Regardless of any political persuasion that any of us may lean towards I don't feel that anybody could argue that a healthy opposition party to stand against any current government makes for a better constitution and better government.  Unfortunately I feel that at the moment we are lacking in this. The government then can do whatever the hell it likes without fear of being turfed out at the next election.  Do you not feel then that in this regard the Conservative Party is for the most part responsible for tomorrow's bloody fiasco. The Labour Party however has a considerable hand in it too. I heard Corbyn this week demanding that in the event of an out vote a general election should be called. The issue facing us currently in my opinion transcends party politics and party politicians should act accordingly. The opposition that I have seen him put to an out vote could barely be described as lukewarm even if you microwaved it for 20 minutes. I have heard quoted that some core labour supporters have had to seek clarification as to what their parties stance is on the European vote as the message from the top has been muddled at best and bloody incoherent at worst.


----------



## Andy HB (Jun 22, 2016)

Northerner said:


> Laura Kunesburg put her finger on it - it's a referendum that shouldn't be happening:


Although I am happy to be given an opportunity to vote on this matter. I wasn't able to before when I was too young!


----------



## Bloden (Jun 23, 2016)

Voted a couple of weeks ago! Postal vote, of course... I feel European (as well as Welsh and British) so it'd be difficult to get my head around no longer being European. From what I've seen on the news, the campaigning got pretty ugly (even before Jo Cox's shocking murder) which makes me really sad. It also makes me wonder what drives people like Boris and Farage, well, politicians in general (there's a second general election in 6 months coming up here in Spain, so my opinion of politicos in general is thru the floor!). Power is obviously a potent drug.


----------



## Northerner (Jun 23, 2016)

Just voted  Encouragingly, when I joked about 'forming an orderly queue' as I walked in with my neighbour, the officials said there had actually been a queue when they opened for business - never heard of before!  Hope that, whatever the decision, it's the right one


----------



## Andy HB (Jun 23, 2016)

I am European whether or not we are in or out of the EU. 
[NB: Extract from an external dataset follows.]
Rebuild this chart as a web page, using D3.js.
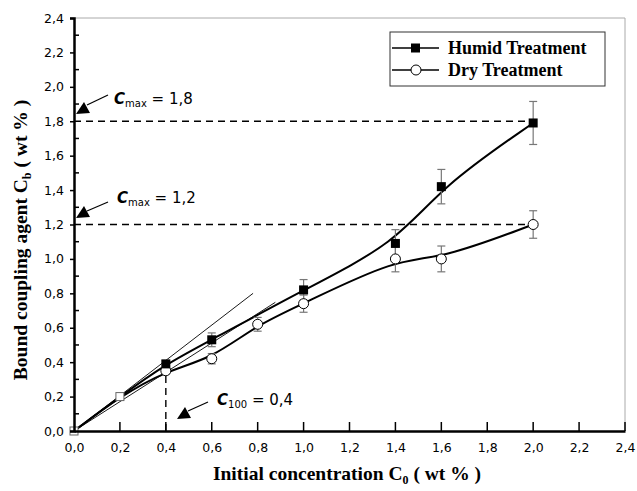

But, of course, I am British first. English (and 25% Scottish) next.

Andy


----------



## Northerner (Jun 23, 2016)

Andy HB said:


> I am European whether or not we are in or out of the EU.
> 
> But, of course, I am British first. English (and 25% Scottish) next.
> 
> Andy


I'm a Yorkshireman first


----------



## Andy HB (Jun 23, 2016)

Northerner said:


> Hope that, whatever the decision, it's the right one


Just as importantly it is one that everyone accepts for a long time rather than trying to manoeuvre another vote in a year or two on spurious grounds.


----------



## Andy HB (Jun 23, 2016)

Northerner said:


> I'm a Yorkshireman first


Good reply!!!!


----------



## Austin Mini (Jun 23, 2016)

We have seen how UK taxpayers money has been spent in other countrys. Their roads are superb. They dont pay any community charge on Gozo and have their bins collected daily thanks to UK taxpayers and yes they brag about it. We will all be voting Leave.


----------



## KookyCat (Jun 23, 2016)

Well I've voted, and there was a queue here too, not sure which way it will go but I've had my say now so I've done my duty.  I'll be very glad when it's done and dusted and the politicians stop making utter numpties of themselves with ridiculous emotional manipulation.  I think I've been fairly clear that my concern isn't how Europe conducts its business it's how the UK conducts its business, we are the fifth largest economy in the world, we can afford roads, the contribution to Europe is minuscule in comparison to our GDP, we can also afford the NHS, and to support those who need it with dignity.  We choose not to.


----------



## Annette (Jun 23, 2016)

KookyCat said:


> I'll be very glad when it's done and dusted and the politicians stop making utter numpties of themselves with ridiculous emotional manipulation.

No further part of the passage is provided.